The Dowry Calculator Case
One of the only few known cases challenging a blocking order—aside from X Corp’s petition in the Karnataka High Court—is related to a satirical website called the Dowry Calculator.
In 2018, MEITY blocked the Dowry Calculator, which allowed people to calculate dowry amounts based on a variety of factors, such as skin colour, caste, alma mater and profession.
The website, humorously dedicated to “all the match-making aunties of India”, faced controversy a few days before it was censored.
On 31 May 2018, Jyotiraditya Scindia, then a member of Parliament of the Indian National Congress now with the BJP, said on social media that such satire was “unacceptable”. He tagged the then women and child development (WCD) minister, Menaka Gandhi, urging action.
Acting on the WCD minister’s letter, MEITY blocked the Dowry Calculator in September 2018.
In December 2019, the website’s founder, Tanul Thakur, challenged this decision in the Delhi High Court, accusing MEITY of exercising its blocking powers “in a manner that fundamentally abrogates the principles of natural justice”.

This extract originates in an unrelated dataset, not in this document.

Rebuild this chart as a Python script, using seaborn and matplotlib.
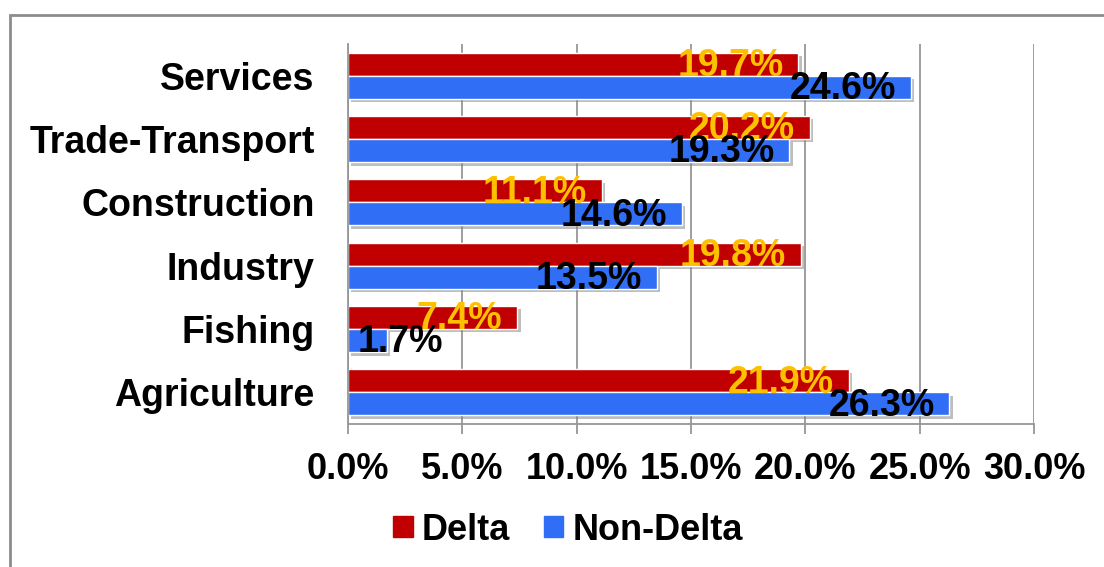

On 11 May 2022, the High Court ordered MEITY to provide a copy of the ban order to Thakur and also allow him a hearing before the review committee.
The hearing was held, as the court ordered, but MEITY continued blocking Thakur’s website. In November 2022, the Delhi High Court directed Thakur to file a fresh petition, challenging MEITY’s decision to maintain the ban.
While petitions like Thakur’s are isolated, Roy of the Internet Freedom Foundation said that alternative remedies could help ensure a faster resolution of complaints against censorship.
“A mechanism could be developed that could include persons divorced from the bureaucracy and well-versed with the subject matter,” she said.
(Saurav Das is an independent investigative journalist covering law, judiciary, and policy.)